Eager to establish a presence in the European Parliament, Turkish President Recep Tayyip Erdoğan (AKP) has founded a German offshoot of his own party, set to run in the June 9th European elections.
The German AKP affiliate, the Democratic Alliance for Diversity and Awakening (Dava), comprises four male candidates who have all previously supported Erdoğan’s AKP, Bild reports, including one who has a record of “supporting Hamas and its affiliated organizations.”
As Germany’s 5% electoral threshold does not apply to the EU election, fledgling parties have a greater chance of securing a spot in the European Parliament.
German MP Christoph de Vries (CDU) warned Bild about the newcomer:
With the founding of the Turkish Islamist party “Dava”, President Erdoğan now has, in addition to Ditib [the Turkish-Islamic Union for Religious Affairs, one of the largest Islamic organizations in Germany whose imams, officially classified as civil servants of the Turkish state, are trained in Ankara and then sent to Germany] another tool to exert political influence in Germany.
As previously reported by The European Conservative, Ankara’s strong involvement with Islamic religious institutions in other countries, and the resulting security concerns, is not a uniquely German phenomenon.
Dava already has its angle to entice voters with the demand that “people with foreign roots must be granted their rights in full.” In addition, it claims to want to combat child- and old-age poverty through social benefits while calling for a “pragmatic” and “ideology-free” refugee policy.
According to de Vries, the strategy is patently obvious: to portray Muslims as “victims of a racist majority society and to portray itself as their representatives.”
The federal government should “under no circumstance take this party’s formation lightly,” advises de Vries. “I believe it is urgent that our security authorities closely monitor all activities of this party and its connections to the Turkish government and intervene if the Turkish government exerts direct influence.”
Other high-ranking German politicians also denounced Erdoğan’s latest move, which would fragment Germany’s political landscape even further during a time of marked polarization.
“An Erdoğan offshoot running for elections here is the last thing we need,” Green agriculture minister Cem Özdemir, who has a Turkish migration background, wrote on X.

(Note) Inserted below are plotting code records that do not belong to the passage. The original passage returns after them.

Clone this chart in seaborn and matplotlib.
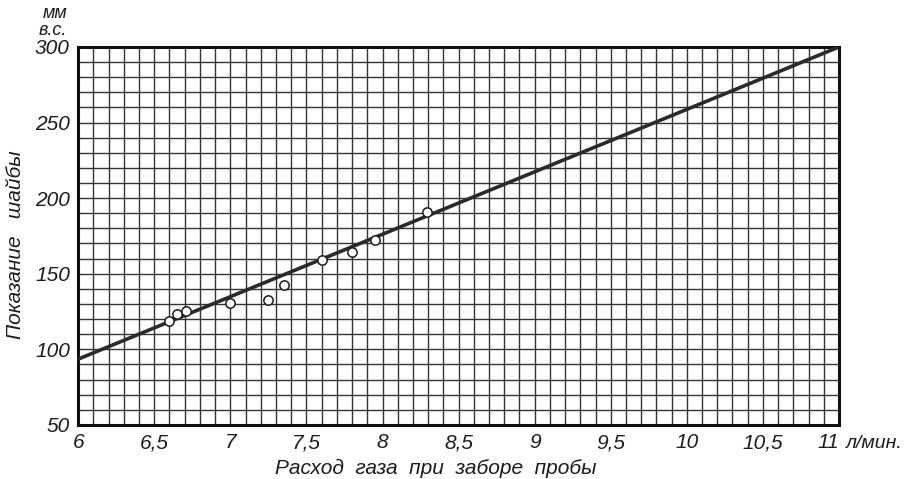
import numpy as np
import pandas as pd
import seaborn as sns
import matplotlib.pyplot as plt
from matplotlib import ticker

# Measured points (gas flow, l/min vs orifice reading, mm w.c.)
flow = [6.60, 6.65, 6.71, 7.00, 7.25, 7.35, 7.60, 7.80, 7.95, 8.29]
reading = [118.5, 123.5, 125, 130.5, 132.5, 142.5, 159, 164.5, 172, 190.5]

# Calibration line end points
fit_flow = [6.0, 11.0]
fit_reading = [93.5, 300.0]

x_ticks = [6, 6.5, 7, 7.5, 8, 8.5, 9, 9.5, 10, 10.5, 11]
x_labels = ["6", "6,5", "7", "7,5", "8", "8,5", "9", "9,5", "10", "10,5", "11"]
y_ticks = [50, 100, 150, 200, 250, 300]

sns.set_style("white")
plt.rcParams["font.family"] = ["Liberation Sans", "DejaVu Sans"]
plt.rcParams["font.style"] = "italic"

INK = "#1c1c1c"

fig = plt.figure(figsize=(9.09, 4.79), dpi=100)
ax = fig.add_axes([0.086, 0.113, 0.837, 0.789])

pts = pd.DataFrame({"flow": flow, "reading": reading})
fit = pd.DataFrame({"flow": fit_flow, "reading": fit_reading})

sns.lineplot(data=fit, x="flow", y="reading", color="#2a2a2a", linewidth=2.6,
             ax=ax, zorder=3)
sns.scatterplot(data=pts, x="flow", y="reading", s=45, facecolor="white",
                edgecolor=INK, linewidth=1.1, ax=ax, zorder=4)

ax.set_xlim(6, 11)
ax.set_ylim(50, 300)

# graph paper grid
ax.xaxis.set_minor_locator(ticker.MultipleLocator(0.1))
ax.yaxis.set_minor_locator(ticker.MultipleLocator(10))
ax.grid(which="both", color="#333333", linewidth=1.0)
ax.set_axisbelow(True)

ax.set_xticks(x_ticks)
ax.set_xticklabels(x_labels)
ax.set_yticks(y_ticks)
ax.tick_params(which="both", length=0, labelsize=15, colors=INK)
ax.tick_params(axis="x", pad=6)
ax.tick_params(axis="y", pad=6)

# last x label sits a bit left of its grid line, next to the unit
last = ax.get_xticklabels()[-1]
last.set_horizontalalignment("right")
last.set_x(11.04)

for s in ax.spines.values():
    s.set_color("#111111")
    s.set_linewidth(2.2)

ax.set_xlabel("Расход  газа  при  заборе  пробы", fontsize=15, color=INK)
ax.xaxis.set_label_coords(0.47, -0.09)
ax.set_ylabel("Показание   шайбы", fontsize=15, color=INK)
ax.yaxis.set_label_coords(-0.07, 0.476)

fig.text(0.061, 0.972, "мм", fontsize=13, color=INK, ha="center", va="center")
fig.text(0.058, 0.937, "в.с.", fontsize=13, color=INK, ha="center", va="center")
fig.text(0.931, 0.075, "л/мин.", fontsize=14, color=INK, ha="left", va="center")

fig.savefig("out.png", dpi=100, facecolor="white")
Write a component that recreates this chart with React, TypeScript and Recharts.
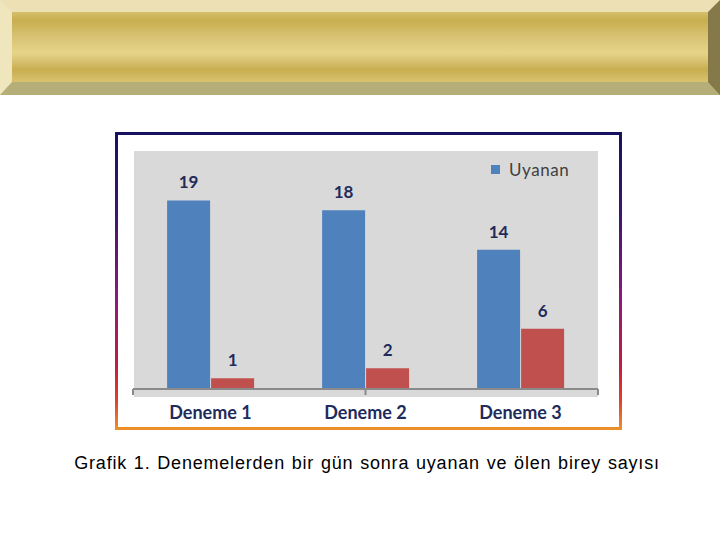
import React from 'react';
import { BarChart, Bar, XAxis, YAxis, Legend, LabelList } from 'recharts';

const categories = ['Deneme 1', 'Deneme 2', 'Deneme 3'];
const uyananValues = [19, 18, 14];
const olenValues = [1, 2, 6];
const boundaryTicks = [0, 1, 2, 3];
const yDomain: [number, number] = [0, 24];
const caption = 'Grafik 1. Denemelerden bir gün sonra uyanan ve ölen birey sayısı';

const data = categories.map((name, i) => ({ name, Uyanan: uyananValues[i], Olen: olenValues[i] }));

const LABEL_COLOR = '#1f2b5b';
const BLUE = '#4f81bd';
const RED = '#c0504d';

const renderLegend = (props: any) => {
  const items = (props.payload || []).filter((p: any) => p.type !== 'none');
  return (
    <div style={{ display: 'flex', alignItems: 'center' }}>
      {items.map((p: any) => (
        <div key={p.value} style={{ display: 'flex', alignItems: 'center' }}>
          <span style={{ width: 9, height: 9, background: p.color, display: 'inline-block', marginRight: 9 }} />
          <span style={{ fontFamily: 'Lato', fontSize: 17, color: '#404040', letterSpacing: 0.6 }}>{p.value}</span>
        </div>
      ))}
    </div>
  );
};

const EmptyTick = () => <g />;

export default function App() {
  return (
    <div style={{ position: 'absolute', left: 0, top: 0, width: 720, height: 540, background: '#ffffff', overflow: 'hidden' }}>
      {/* banner */}
      <div
        style={{
          position: 'absolute', left: 0, top: 0, width: 720, height: 95, boxSizing: 'border-box',
          borderTop: '12px solid #ece0b4', borderBottom: '13px solid #b6ae79',
          borderLeft: '12px solid #efe6bd', borderRight: '12px solid #85794a',
          background: 'linear-gradient(to bottom, #d6bf6c 0%, #c8ae4e 12%, #d6c070 32%, #e6d488 58%, #d8c272 70%, #c9ae4f 82%, #d9c270 100%)',
        }}
      />
      {/* frame */}
      <div
        style={{
          position: 'absolute', left: 115, top: 132, width: 507, height: 298,
          background: 'linear-gradient(to bottom, #16125e 0%, #40156c 28%, #8a1a7c 55%, #c21c42 78%, #e0402a 90%, #ec922a 100%)',
        }}
      >
        <div style={{ position: 'absolute', left: 3, top: 3, right: 3, bottom: 3, background: '#ffffff' }} />
      </div>
      {/* plot background */}
      <div style={{ position: 'absolute', left: 134, top: 151, width: 464, height: 246, background: '#d9d9d9' }} />
      <div style={{ position: 'absolute', left: 0, top: 0 }}>
        <BarChart
          width={720}
          height={540}
          data={data}
          margin={{ left: 133, right: 122, top: 151, bottom: 150 }}
          barCategoryGap="22%"
          barGap={1}
        >
          <XAxis
            xAxisId="grid"
            type="number"
            domain={[0, 3]}
            ticks={boundaryTicks}
            tick={EmptyTick}
            tickSize={6}
            height={1}
            allowDataOverflow
            axisLine={{ stroke: '#8a8a8a', strokeWidth: 2 }}
            tickLine={{ stroke: '#8a8a8a', strokeWidth: 2 }}
          />
          <XAxis
            xAxisId="cat"
            dataKey="name"
            height={1}
            axisLine={false}
            tickLine={false}
            tickSize={0}
            tickMargin={18}
            interval={0}
            tick={{ fill: LABEL_COLOR, fontFamily: 'Lato', fontWeight: 700, fontSize: 18 }}
          />
          <YAxis hide domain={yDomain} />
          <Legend
            layout="horizontal"
            verticalAlign="middle"
            align="center"
            content={renderLegend}
            wrapperStyle={{ position: 'absolute', left: 491, top: 159, width: 'auto', height: 'auto' }}
          />
          <Bar xAxisId="cat" dataKey="Uyanan" fill={BLUE} isAnimationActive={false}>
            <LabelList dataKey="Uyanan" position="top" offset={12} fill={LABEL_COLOR} fontFamily="Lato" fontWeight={700} fontSize={17} />
          </Bar>
          <Bar xAxisId="cat" dataKey="Olen" name="Ölen" fill={RED} legendType="none" isAnimationActive={false}>
            <LabelList dataKey="Olen" position="top" offset={12} fill={LABEL_COLOR} fontFamily="Lato" fontWeight={700} fontSize={17} />
          </Bar>
        </BarChart>
      </div>
      <div
        style={{
          position: 'absolute', left: 0, width: 734, top: 451, textAlign: 'center',
          fontFamily: '"Liberation Sans", Arial, sans-serif', fontSize: 18, letterSpacing: 0.8, wordSpacing: 1,
          color: '#000000', lineHeight: '24px',
        }}
      >
        {caption}
      </div>
    </div>
  );
}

The center-right CDU, the largest opposition party, also criticized the move. “An Erdoğan-AKP offshoot in Germany would be another extremist party in the country”—a veiled reference to the popular rightist AfD, which establishment parties are keen to get rid of— Deputy Leader Jens Spahn of the CDU/CSU parliamentary group said on X.
Slamming Chancellor Olaf Scholz’s traffic light coalition government for its “ideological ignorance,” Spahn noted that with them at the helm, dual citizenship for Turks living in Germany would be the norm. This is problematic given that, as observed in Belgium in last year’s Turkish presidential elections, Turkish expats in large numbers tend to vote for Erdoğan’s party, pointing to a failure, or an unwillingness, to integrate.
Erdoğan’s playing on Turkish identity, and urging resistance to embracing a European one with its associated values and beliefs, is not a new phenomenon.
During a 2008 rally in the German city of Cologne, he told 20,000 Turks living in Germany, Belgium, France, and the Netherlands:
I understand very well that you are against assimilation. One cannot expect you to assimilate. Assimilation is a crime against humanity.
He then went on to urge them to get involved in politics so that the five million Turks then living in Europe would be able to wield a “constitutional element” and not just be “guests.”
Thus far, it is not yet known to what extent the party’s message will resonate with the 1.3 million German citizens, around 1.6% of the German population, who have a Turkish migration background and make up the largest Turkish diaspora in the world.
If history is anything to go by however—almost 63% of Turks living in Germany voted for Erdoğan’s constitutional referendum in 2017, and 67% voted for him in last year’s presidential elections—the appeal of Erdoğan’s brainchild is likely to be considerable.